Where a line holds the word "this", copy that line.

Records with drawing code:
******

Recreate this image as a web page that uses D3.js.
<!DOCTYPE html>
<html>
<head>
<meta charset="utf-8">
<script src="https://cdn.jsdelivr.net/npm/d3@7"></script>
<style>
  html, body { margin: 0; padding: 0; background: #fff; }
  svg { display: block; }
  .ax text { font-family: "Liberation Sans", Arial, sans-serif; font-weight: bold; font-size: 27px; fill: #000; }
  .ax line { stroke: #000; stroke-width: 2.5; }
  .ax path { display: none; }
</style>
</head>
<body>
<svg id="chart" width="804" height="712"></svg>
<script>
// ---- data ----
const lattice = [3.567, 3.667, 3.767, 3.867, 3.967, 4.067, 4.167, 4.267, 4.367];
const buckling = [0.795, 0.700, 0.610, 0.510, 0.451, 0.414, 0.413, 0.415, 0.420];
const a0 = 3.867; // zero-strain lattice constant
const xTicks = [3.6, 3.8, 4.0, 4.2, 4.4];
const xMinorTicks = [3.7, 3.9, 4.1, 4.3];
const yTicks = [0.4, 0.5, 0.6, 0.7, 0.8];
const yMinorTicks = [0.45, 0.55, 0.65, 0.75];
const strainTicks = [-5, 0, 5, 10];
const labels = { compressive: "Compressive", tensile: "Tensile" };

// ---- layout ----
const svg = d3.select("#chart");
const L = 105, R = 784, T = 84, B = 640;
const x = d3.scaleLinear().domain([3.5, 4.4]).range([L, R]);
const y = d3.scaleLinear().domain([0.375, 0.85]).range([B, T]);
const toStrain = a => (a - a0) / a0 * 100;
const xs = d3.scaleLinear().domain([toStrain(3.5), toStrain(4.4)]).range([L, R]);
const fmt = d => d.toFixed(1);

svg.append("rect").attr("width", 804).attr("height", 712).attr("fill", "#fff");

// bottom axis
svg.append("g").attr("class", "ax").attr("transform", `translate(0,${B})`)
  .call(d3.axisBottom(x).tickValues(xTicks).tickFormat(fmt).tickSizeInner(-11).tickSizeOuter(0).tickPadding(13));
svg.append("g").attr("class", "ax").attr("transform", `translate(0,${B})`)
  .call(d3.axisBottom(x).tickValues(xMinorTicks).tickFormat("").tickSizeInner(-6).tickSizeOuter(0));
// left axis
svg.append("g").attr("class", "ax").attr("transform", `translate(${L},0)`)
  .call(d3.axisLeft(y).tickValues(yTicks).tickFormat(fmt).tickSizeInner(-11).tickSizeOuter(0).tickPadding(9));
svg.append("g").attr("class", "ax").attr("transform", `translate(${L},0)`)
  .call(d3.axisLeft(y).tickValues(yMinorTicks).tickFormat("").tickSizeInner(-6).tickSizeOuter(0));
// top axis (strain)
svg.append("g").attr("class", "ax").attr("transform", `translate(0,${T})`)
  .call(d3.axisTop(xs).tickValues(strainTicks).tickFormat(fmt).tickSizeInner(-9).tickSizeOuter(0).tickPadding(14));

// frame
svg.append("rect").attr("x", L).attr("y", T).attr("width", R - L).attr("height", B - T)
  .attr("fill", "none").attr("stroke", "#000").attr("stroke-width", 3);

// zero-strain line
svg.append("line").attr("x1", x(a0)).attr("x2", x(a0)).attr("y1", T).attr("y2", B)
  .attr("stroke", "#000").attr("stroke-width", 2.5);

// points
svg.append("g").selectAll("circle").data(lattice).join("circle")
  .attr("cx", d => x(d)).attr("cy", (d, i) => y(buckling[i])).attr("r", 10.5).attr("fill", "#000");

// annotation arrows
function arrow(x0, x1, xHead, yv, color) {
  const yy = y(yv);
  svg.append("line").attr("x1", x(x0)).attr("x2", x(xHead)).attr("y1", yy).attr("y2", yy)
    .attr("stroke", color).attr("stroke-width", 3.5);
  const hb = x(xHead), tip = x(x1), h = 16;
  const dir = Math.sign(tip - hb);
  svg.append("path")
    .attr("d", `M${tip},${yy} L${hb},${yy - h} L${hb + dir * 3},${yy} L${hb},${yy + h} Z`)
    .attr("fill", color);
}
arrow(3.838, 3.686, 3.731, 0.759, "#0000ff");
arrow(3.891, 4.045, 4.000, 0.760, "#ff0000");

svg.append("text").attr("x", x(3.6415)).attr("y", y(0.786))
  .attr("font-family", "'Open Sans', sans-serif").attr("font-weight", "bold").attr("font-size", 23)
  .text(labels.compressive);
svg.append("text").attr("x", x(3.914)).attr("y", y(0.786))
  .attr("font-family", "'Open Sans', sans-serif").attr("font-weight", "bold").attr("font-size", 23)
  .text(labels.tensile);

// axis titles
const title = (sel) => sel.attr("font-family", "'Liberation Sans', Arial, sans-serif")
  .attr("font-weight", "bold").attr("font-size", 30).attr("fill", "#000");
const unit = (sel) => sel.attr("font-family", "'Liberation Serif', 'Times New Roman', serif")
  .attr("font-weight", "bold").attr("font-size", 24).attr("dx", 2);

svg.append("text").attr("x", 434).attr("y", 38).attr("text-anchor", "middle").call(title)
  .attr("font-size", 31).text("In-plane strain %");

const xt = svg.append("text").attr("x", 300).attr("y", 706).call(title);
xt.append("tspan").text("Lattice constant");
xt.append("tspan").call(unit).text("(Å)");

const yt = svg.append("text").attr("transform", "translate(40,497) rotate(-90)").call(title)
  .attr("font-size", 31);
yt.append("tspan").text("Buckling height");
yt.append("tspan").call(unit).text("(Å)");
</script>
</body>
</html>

******

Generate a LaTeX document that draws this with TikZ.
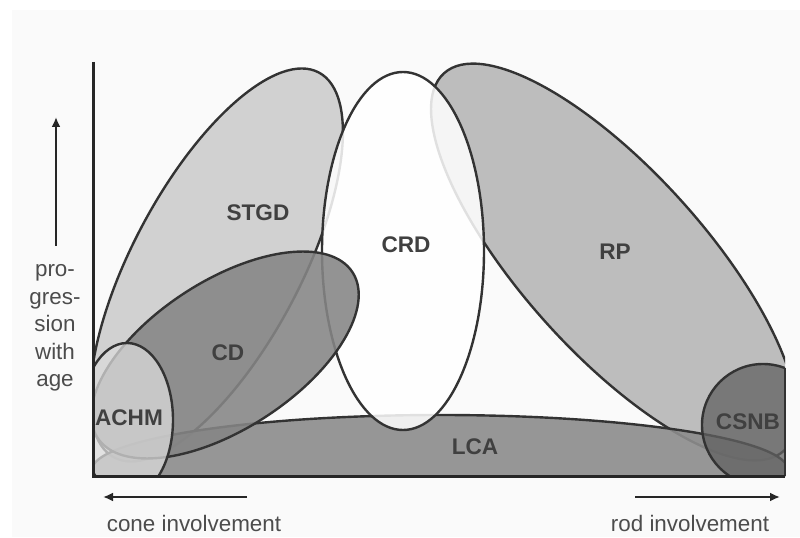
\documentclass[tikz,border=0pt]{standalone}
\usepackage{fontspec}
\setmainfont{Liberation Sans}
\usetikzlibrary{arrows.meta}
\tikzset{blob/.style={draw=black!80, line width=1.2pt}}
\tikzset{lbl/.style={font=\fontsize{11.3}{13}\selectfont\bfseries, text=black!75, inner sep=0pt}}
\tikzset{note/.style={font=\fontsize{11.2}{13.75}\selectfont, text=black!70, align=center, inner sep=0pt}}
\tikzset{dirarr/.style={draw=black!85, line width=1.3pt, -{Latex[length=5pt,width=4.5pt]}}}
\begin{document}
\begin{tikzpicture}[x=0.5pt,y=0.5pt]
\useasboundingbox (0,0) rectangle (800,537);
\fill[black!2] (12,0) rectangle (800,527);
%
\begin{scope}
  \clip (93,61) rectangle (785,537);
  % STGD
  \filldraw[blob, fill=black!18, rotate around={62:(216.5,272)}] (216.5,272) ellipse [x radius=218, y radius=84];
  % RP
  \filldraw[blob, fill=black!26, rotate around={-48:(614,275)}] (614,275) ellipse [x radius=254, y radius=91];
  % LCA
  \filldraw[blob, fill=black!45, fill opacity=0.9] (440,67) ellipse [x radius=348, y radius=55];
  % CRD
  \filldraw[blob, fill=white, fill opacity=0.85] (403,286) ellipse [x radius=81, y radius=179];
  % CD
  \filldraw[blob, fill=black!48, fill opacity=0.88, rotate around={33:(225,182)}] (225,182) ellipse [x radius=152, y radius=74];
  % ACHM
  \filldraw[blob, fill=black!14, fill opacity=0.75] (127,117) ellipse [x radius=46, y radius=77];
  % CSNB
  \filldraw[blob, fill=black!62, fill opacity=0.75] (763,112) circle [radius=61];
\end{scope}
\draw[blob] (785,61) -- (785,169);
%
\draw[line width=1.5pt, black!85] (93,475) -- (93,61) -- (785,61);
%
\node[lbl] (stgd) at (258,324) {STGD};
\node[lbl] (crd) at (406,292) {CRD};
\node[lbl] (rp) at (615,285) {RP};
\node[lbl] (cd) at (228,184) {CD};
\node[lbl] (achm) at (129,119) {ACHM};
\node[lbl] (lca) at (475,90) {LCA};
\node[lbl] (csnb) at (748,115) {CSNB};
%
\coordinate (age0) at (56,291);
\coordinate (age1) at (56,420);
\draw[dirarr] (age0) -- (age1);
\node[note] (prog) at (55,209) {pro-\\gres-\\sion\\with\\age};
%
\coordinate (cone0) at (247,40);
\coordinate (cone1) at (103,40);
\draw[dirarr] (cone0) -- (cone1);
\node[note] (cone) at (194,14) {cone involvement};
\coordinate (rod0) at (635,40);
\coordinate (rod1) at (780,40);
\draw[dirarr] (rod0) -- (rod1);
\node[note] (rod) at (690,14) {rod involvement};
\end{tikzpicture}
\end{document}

******

• **Exercise result**
Recreate this image as a web page that uses D3.js.
Generate a LaTeX document that draws this with TikZ.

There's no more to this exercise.